SWE-Compass: Towards Unified Evaluation of Agentic Coding Abilities for Large Language Models
Jingxuan Xu, Ken Deng, Weihao Li, Songwei Yu, Huaixi Tang, Haoyang Huang, Zhiyi Lai, Zizheng Zhan, Yanan Wu, Chenchen Zhang, Kepeng Lei, Yifan Yao, Xinping Lei, Wenqiang Zhu, Zongxian Feng, Han Li, Junqi Xiong, Dailin Li, Zuchen Gao, Kun Wu, Wen Xiang, Ziqi Zhan, Yuanxing Zhang, Wuxuan Gong, Ziyuan Gao, Guanxiang Wang, Yirong Xue, Mengtong Li, Mengfei Xie, Xiaojiang Zhang, Jinghui Wang, Wenhao Zhuang, Zheng Lin, Huiming Wang, Zhaoxiang Zhang, Yuqun Zhang, Haotian Zhang, Bin Chen, Jiaheng Liu
TL;DR
SWE-Compass tackles the limitations of existing software-engineering benchmarks by introducing a unified, execution-grounded benchmark that spans 8 task types, 8 programming scenarios, and 10 languages across 2000 verified instances.
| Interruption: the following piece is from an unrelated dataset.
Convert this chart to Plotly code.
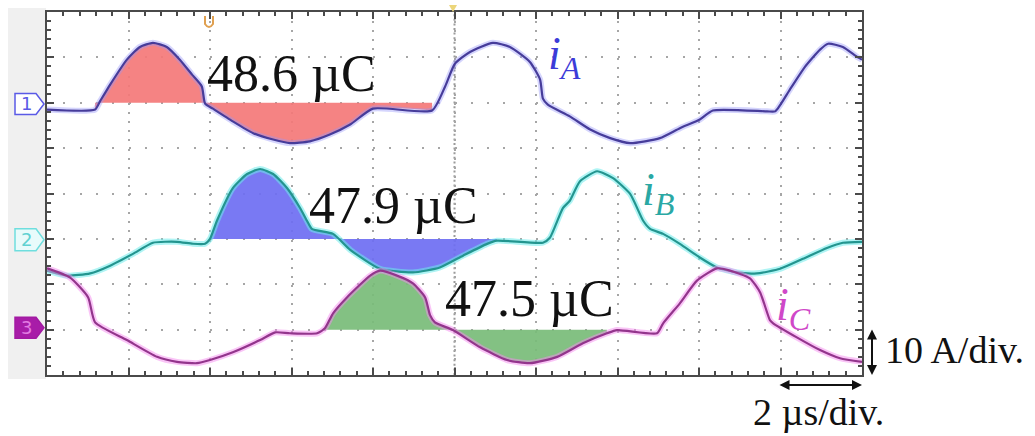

It employs a five-step construction pipeline (from user analysis to data validation) to ensure real-world alignment, comprehensive coverage, and faithful evaluation through reproducible environments and task-specific metrics. The study evaluates ten diverse LLMs under two agentic frameworks (SWE-Agent and Claude Code) across executable and non-executable tracks, revealing a consistent hierarchy of task difficulty, language effects, and complementary strengths between frameworks. The findings highlight the importance of requirement grounding, environment reliability, and scalable reasoning over raw code generation, offering a rigorous foundation for diagnosing and advancing agentic coding capabilities in practice.
Abstract
Evaluating large language models (LLMs) for software engineering has been limited by narrow task coverage, language bias, and insufficient alignment with real-world developer workflows. Existing benchmarks often focus on algorithmic problems or Python-centric bug fixing, leaving critical dimensions of software engineering underexplored. To address these gaps, we introduce SWE-Compass1, a comprehensive benchmark that unifies heterogeneous code-related evaluations into a structured and production-aligned framework. SWE-Compass spans 8 task types, 8 programming scenarios, and 10 programming languages, with 2000 high-quality instances curated from authentic GitHub pull requests and refined through systematic filtering and validation. We benchmark ten state-of-the-art LLMs under two agentic frameworks, SWE-Agent and Claude Code, revealing a clear hierarchy of difficulty across task types, languages, and scenarios. Moreover, by aligning evaluation with real-world developer practices, SWE-Compass provides a rigorous and reproducible foundation for diagnosing and advancing agentic coding capabilities in large language models.